Data for processing>
┏━━

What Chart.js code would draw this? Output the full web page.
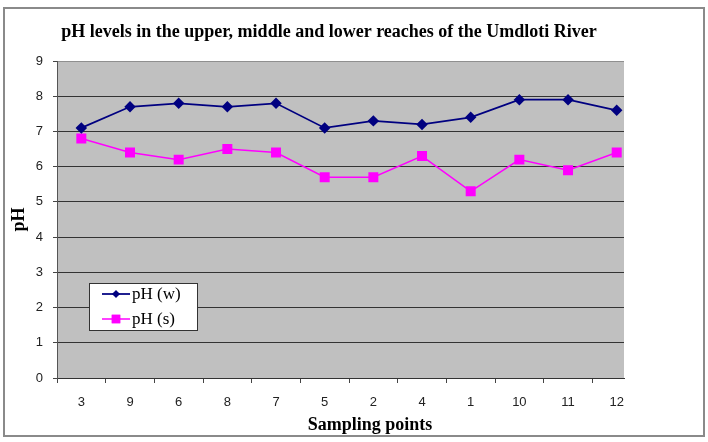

┗━━
┏━━

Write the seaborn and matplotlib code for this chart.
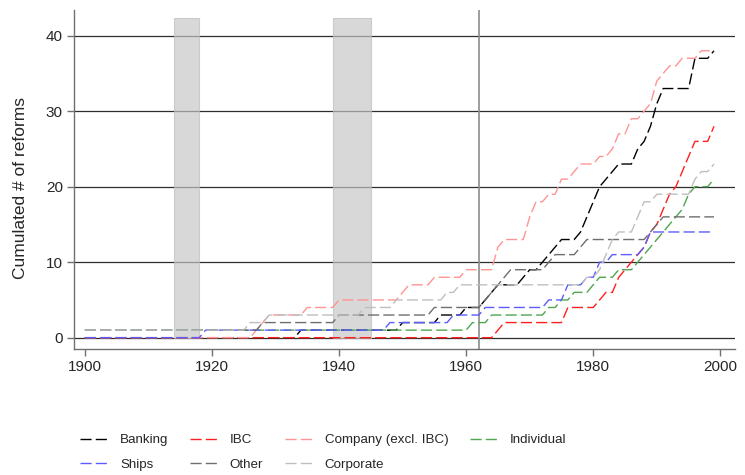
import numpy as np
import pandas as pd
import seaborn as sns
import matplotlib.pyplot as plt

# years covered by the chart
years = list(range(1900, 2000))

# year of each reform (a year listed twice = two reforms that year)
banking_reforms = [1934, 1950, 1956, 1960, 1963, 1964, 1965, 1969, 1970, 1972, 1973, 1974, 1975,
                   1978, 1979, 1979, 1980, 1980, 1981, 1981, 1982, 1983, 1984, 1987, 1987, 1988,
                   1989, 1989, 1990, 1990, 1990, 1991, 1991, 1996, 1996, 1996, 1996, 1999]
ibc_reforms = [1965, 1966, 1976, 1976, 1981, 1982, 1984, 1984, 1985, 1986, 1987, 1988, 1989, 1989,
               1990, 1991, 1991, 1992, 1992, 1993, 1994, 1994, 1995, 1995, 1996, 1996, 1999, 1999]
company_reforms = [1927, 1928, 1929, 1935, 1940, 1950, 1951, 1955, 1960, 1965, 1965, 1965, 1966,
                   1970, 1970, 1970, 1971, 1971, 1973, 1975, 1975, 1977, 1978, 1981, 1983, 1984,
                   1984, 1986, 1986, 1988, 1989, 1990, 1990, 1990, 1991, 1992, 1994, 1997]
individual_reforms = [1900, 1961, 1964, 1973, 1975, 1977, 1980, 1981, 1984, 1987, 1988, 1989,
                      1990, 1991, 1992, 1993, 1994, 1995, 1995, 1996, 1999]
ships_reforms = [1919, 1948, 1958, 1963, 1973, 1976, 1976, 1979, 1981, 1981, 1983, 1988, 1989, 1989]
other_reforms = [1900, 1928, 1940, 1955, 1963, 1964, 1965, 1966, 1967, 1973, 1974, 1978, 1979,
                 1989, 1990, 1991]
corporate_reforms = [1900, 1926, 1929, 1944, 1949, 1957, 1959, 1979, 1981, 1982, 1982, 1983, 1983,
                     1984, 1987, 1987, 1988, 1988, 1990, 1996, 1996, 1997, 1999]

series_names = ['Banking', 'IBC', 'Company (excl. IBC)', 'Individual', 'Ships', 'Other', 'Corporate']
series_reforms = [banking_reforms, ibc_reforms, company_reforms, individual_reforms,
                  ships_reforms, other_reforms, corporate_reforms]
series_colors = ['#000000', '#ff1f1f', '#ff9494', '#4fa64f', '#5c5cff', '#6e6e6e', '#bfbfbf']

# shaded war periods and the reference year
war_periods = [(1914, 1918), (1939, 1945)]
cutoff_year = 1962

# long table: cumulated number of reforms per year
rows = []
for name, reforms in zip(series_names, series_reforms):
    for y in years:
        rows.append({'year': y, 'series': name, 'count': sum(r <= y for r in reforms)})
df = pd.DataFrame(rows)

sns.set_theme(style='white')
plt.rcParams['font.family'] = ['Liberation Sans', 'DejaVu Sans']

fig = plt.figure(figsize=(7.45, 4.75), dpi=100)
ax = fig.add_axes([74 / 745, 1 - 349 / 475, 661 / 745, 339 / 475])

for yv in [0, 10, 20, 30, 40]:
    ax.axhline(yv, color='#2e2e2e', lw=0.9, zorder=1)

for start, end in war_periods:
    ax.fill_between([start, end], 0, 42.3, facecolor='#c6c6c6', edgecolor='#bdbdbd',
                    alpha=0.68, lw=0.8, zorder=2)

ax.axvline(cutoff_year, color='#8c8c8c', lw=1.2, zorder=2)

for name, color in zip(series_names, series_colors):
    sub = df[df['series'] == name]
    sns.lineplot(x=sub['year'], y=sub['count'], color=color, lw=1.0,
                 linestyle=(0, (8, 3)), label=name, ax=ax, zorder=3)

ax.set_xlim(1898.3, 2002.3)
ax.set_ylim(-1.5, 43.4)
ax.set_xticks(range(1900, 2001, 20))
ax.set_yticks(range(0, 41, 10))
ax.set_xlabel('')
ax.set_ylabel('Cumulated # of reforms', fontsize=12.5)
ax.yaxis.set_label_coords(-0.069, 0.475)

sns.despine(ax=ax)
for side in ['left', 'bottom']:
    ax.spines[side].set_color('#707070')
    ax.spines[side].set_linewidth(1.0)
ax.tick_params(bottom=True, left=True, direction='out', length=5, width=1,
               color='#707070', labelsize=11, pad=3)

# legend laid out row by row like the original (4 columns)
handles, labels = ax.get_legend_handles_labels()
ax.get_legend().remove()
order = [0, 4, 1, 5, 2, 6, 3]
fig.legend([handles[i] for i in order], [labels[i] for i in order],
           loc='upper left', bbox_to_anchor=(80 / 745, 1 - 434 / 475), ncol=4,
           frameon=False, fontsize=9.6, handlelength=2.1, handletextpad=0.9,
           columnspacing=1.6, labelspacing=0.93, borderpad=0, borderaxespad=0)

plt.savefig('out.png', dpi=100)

┗━━

Task requirements> Keep only those lines of the records that hold "code", and return them.

Output>
What Chart.js code would draw this? Output the full web page.
Write the seaborn and matplotlib code for this chart.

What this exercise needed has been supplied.